Penyaluran Kredit Melambat, Kredit Bermasalah Menanjak
Otoritas Jasa Keuangan (OJK) mencatat pertumbuhan kredit per akhir Juli 2016 sebesar 7,74 persen, atau melambat dibandingkan bulan sebelumnya yang mencapai 8,89 persen. Padahal, pertumbuhan kredit perbankan tahun ini ditargetkan sebesar 11-12 persen, itupun sudah lebih rendah dari proyeksi semula sebesar 14 persen.
Meski pertumbuhan kredit melambat, rasio kredit bermasalah (Non Performing Loan/NPL) perbankan tercatat terus merangkak naik. Dalam catatan OJK, rasio kredit bermasalah naik dari 3,05 persen menjadi 3,18 persen pada Juli 2016.
Untungnya, permodalan perbankan masih cukup kuat, sehingga OJK menilainya mampu mengantisipasi potensi risiko kenaikan NPL. Rasio kecukupan modal (Capital Adequacy Ratio/CAR) perbankan berada pada level 23,19 persen per Juli lalu.
(Baca: BI Pangkas Target Pertumbuhan Kredit 2017 Menjadi 11 Persen)
“OJK akan terus memantau perkembangan profil risiko lembaga jasa keuangan serta menyiapkan berbagai langkah yang diperlukan untuk memitigasi kemungkinan peningkatan risiko di sektor jasa keuangan, khususnya risiko kredit. Koordinasi dengan pihak-pihak terkait juga terus diperkuat,” begitu tertulis dalam keterangan pers OJK, Rabu (14/9).
Dari sisi likuiditas perbankan, OJK menilai kondisinya juga masih baik. Meskipun pertumbuhan Dana Pihak Ketiga (DPK) melambat dari 7,7 persen pada Juni 2016 menjadi 5,9 persen pada Juli lalu. Rasio aset likuid terhadap DPK pada Juli sebesar 19,17 persen, lebih tinggi dibanding bulan sebelumnya 15,97 persen. Alat likuid yang dimiliki oleh perbankan ini diklaim OJK telah memadai untuk membiayai ekspansi kredit.
Ruang untuk ekspansi kredit juga terpantau cukup lebar jika melihat rasio kredit terhadap DPK (Loan to Deposit Ratio/LDR) yang turun dari 91,19 persen pada Juni menjadi 90,18 persen pada Juli 2016.
Menurut Ekonom Bank Permata Josua Pardede, tingginya risiko kredit bermasalah membuat bank menjadi lebih selektif dalam menyalurkan kredit.

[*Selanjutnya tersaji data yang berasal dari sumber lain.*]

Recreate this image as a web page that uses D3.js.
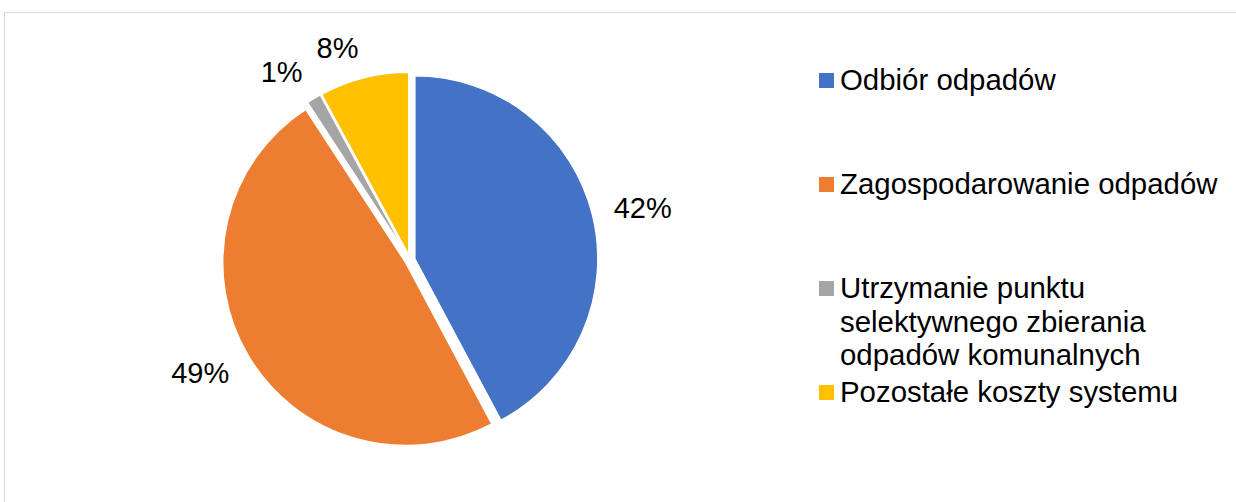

Risiko ini juga direspons oleh perbankan yang hanya menurunkan suku bunga kredit 0,47 persen sejak awal tahun. Padahal suku bunga acuan BI (BI Rate) sudah dipangkas satu persen.
Karena itu, ia memperkirakan tahun ini kredit hanya tumbuh 7-9 persen. “Saya pikir kenaikan NPL ini akan berlanjut setidaknya sampai kuartal III-2016, mengingat perbankan masih membatasi penyaluran kreditnya dan kondisi kredit bermasalah bank belum membaik dalam waktu dekat,” kata dia kepada Katadata, Kamis (15/9).
(Baca: Kenaikan Kredit Bermasalah Perbankan Meluas ke Berbagai Sektor)
Penyebab lain lambannya pertumbuhan kredit, yakni pemangkasan anggaran oleh pemerintah. Pengeluaran pemerintah diharapkan bisa mendorong sektor riil untuk berinvestasi. Apalagi penghematan ini juga diperkirakan akan berimbas pada berkurangnya potensi pertumbuhan ekonomi. Josua memprediksi ekonomi tahun ini hanya tumbuh lima persen.
“Pertumbuhan ekonomi riil dan kredit itu memiliki pola pergerakan yang searah atau procyclical, sehingga pada kondisi ekonomi sektor riil belum membaik signifikan, permintaan kredit pun belum akan membaik,” tutur Josua.
Sebelumnya, Ketua Dewan Komisioner OJK Muliaman D. Haddad memprediksi bahwa tren kenaikan NPL telah mencapai puncaknya pada Semester I 2016. Penyebab tren kenaikan ini masih sama seperti dua tahun terakhir yakni melambatnya pertumbuhan sektor pertambangan. Alhasil, kondisi ini berimbas pada meningkatnya kredit macet di sektor komoditas yang kemudian meluas ke sektor lainnya.